Return the lines that follow, exactly as they appear, from the first through the one containing "const A_vacBoostedErr = [45, 87, 40, 60, 20];"; no pictures are to be included.

####

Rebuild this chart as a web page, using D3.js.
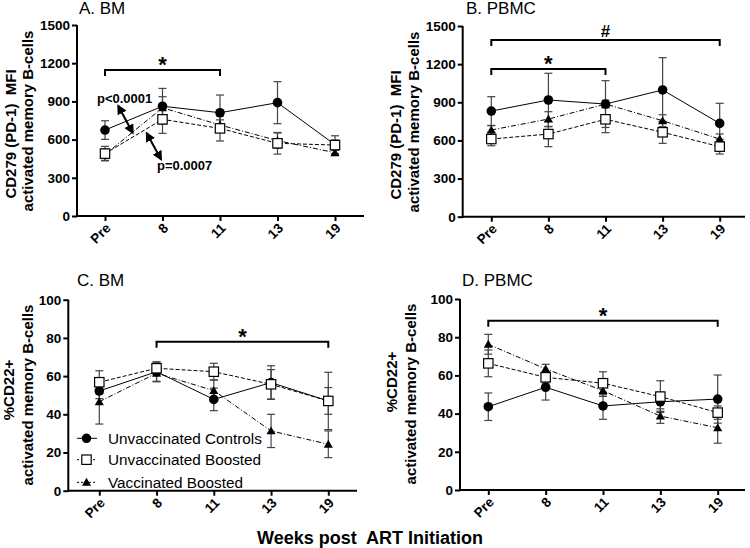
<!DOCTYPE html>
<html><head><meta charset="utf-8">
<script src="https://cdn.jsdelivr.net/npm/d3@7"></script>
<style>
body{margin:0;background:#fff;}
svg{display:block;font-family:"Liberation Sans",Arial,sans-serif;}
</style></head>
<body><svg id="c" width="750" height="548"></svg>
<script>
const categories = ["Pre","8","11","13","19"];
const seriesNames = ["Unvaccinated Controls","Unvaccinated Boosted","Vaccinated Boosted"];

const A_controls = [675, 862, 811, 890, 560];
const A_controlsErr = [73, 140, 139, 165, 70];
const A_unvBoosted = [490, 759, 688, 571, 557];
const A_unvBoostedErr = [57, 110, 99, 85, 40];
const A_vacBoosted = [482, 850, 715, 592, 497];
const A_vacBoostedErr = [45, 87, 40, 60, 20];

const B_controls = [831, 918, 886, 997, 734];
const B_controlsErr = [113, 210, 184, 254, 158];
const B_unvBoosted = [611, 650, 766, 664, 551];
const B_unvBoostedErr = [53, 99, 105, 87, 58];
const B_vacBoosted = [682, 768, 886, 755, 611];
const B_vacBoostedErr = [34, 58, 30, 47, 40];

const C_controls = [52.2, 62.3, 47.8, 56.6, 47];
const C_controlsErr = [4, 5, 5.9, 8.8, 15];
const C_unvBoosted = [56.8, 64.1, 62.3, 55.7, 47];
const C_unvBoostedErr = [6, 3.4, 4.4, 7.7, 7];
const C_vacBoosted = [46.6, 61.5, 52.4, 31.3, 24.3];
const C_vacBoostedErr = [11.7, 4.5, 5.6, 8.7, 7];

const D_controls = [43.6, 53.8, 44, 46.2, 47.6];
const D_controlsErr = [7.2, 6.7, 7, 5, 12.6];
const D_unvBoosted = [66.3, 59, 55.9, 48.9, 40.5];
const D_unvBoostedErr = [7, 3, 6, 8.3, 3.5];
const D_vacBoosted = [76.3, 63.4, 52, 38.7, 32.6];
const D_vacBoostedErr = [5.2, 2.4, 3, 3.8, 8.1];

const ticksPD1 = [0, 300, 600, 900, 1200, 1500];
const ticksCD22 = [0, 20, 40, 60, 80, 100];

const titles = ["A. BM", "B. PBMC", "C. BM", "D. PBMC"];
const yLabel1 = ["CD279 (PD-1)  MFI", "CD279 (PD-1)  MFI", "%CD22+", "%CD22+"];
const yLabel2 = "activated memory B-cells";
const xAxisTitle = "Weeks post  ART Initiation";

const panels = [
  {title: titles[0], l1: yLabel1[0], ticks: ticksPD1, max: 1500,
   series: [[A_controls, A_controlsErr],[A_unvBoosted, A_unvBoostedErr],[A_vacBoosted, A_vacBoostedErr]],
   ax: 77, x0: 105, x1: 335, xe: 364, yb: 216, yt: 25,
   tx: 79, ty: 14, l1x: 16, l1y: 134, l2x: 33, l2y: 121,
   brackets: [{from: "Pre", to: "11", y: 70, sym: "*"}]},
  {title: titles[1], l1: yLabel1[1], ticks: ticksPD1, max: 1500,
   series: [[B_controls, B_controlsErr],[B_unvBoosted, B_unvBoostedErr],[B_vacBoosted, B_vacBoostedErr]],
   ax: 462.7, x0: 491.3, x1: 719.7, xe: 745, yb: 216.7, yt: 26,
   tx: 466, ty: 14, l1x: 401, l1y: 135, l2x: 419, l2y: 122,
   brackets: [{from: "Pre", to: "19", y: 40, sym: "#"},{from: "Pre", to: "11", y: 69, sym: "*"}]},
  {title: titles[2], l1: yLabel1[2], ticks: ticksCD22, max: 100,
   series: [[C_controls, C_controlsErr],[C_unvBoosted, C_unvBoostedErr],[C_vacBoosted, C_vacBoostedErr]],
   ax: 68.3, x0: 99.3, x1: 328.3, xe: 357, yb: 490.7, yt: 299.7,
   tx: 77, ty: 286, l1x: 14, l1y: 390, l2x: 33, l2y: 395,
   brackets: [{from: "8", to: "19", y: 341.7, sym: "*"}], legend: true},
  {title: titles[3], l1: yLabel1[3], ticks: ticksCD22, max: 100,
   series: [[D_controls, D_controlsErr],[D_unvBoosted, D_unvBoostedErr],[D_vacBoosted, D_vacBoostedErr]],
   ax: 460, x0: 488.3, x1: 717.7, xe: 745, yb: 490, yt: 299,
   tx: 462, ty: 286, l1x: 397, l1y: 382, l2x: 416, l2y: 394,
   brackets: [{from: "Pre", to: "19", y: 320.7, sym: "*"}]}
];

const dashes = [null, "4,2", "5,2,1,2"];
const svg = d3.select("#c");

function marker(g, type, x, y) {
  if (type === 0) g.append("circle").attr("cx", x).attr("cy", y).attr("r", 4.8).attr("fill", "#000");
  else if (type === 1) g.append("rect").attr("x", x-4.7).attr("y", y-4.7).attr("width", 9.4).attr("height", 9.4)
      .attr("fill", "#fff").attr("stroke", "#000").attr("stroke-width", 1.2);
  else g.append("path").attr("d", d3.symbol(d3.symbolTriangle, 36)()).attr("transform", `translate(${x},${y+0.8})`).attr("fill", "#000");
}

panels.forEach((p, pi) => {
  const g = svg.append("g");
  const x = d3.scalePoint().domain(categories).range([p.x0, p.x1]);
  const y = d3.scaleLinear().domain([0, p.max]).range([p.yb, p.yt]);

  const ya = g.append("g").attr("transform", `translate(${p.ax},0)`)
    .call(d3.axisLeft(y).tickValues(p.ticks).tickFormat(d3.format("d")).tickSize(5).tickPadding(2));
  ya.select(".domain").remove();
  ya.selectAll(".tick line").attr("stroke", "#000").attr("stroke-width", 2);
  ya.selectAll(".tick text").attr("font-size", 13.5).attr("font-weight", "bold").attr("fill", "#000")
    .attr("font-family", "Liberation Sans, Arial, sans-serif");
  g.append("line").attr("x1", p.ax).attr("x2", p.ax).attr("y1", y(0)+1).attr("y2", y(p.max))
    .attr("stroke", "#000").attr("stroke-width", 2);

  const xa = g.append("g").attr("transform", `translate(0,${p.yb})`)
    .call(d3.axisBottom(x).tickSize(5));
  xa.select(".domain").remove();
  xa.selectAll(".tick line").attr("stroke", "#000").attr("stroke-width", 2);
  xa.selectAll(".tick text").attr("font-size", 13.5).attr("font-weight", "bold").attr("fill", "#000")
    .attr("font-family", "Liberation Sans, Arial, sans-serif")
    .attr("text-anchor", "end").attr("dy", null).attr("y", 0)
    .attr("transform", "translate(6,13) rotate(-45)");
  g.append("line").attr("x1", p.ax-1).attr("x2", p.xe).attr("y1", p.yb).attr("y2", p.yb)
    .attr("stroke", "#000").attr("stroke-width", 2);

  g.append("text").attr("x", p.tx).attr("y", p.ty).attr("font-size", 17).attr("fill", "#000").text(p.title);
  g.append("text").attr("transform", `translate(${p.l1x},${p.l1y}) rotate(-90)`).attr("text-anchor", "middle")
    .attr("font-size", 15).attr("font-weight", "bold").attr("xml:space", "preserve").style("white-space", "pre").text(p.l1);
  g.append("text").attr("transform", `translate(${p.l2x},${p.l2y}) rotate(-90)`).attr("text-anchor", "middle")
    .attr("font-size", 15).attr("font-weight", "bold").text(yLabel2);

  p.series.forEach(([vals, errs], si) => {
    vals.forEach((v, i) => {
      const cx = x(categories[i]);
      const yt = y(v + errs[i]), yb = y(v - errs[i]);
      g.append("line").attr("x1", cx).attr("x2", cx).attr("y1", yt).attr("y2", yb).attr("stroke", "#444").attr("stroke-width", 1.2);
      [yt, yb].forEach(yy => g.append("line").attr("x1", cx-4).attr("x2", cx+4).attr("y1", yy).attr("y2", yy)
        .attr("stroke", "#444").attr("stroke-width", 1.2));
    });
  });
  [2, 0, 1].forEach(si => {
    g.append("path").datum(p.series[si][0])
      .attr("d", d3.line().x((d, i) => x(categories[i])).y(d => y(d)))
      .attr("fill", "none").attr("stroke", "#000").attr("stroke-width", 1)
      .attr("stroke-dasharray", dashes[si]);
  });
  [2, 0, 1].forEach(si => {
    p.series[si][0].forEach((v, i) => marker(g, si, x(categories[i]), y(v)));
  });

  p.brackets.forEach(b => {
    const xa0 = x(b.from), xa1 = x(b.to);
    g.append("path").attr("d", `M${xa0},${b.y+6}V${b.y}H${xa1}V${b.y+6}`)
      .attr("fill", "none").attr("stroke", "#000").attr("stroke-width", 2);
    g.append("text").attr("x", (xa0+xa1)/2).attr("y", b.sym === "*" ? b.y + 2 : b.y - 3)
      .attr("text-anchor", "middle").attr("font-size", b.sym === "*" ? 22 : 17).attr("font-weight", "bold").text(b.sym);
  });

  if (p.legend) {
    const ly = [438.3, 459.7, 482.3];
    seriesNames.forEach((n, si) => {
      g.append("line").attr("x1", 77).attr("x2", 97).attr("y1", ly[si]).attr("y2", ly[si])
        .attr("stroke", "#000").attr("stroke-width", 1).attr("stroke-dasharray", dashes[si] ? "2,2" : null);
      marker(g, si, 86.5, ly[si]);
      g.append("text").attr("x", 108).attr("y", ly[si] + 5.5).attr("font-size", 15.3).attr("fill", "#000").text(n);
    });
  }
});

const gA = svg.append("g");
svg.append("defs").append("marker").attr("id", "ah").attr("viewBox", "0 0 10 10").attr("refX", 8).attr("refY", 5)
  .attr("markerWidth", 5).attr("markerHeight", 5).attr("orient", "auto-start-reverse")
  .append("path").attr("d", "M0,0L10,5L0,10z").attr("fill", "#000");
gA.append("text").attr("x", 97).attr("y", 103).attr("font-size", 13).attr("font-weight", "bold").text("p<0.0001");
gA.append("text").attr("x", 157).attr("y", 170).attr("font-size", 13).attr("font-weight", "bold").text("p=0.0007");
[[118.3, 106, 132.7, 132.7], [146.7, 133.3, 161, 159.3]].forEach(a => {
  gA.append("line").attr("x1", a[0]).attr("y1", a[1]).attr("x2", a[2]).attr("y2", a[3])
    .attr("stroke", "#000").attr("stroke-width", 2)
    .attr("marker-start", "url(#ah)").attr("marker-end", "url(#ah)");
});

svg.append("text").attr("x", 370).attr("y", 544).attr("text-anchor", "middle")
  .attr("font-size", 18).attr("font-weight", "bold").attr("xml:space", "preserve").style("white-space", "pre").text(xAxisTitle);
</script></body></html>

####

### Task result:
Rebuild this chart as a web page, using D3.js.
<!DOCTYPE html>
<html><head><meta charset="utf-8">
<script src="https://cdn.jsdelivr.net/npm/d3@7"></script>
<style>
body{margin:0;background:#fff;}
svg{display:block;font-family:"Liberation Sans",Arial,sans-serif;}
</style></head>
<body><svg id="c" width="750" height="548"></svg>
<script>
const categories = ["Pre","8","11","13","19"];
const seriesNames = ["Unvaccinated Controls","Unvaccinated Boosted","Vaccinated Boosted"];

const A_controls = [675, 862, 811, 890, 560];
const A_controlsErr = [73, 140, 139, 165, 70];
const A_unvBoosted = [490, 759, 688, 571, 557];
const A_unvBoostedErr = [57, 110, 99, 85, 40];
const A_vacBoosted = [482, 850, 715, 592, 497];
const A_vacBoostedErr = [45, 87, 40, 60, 20];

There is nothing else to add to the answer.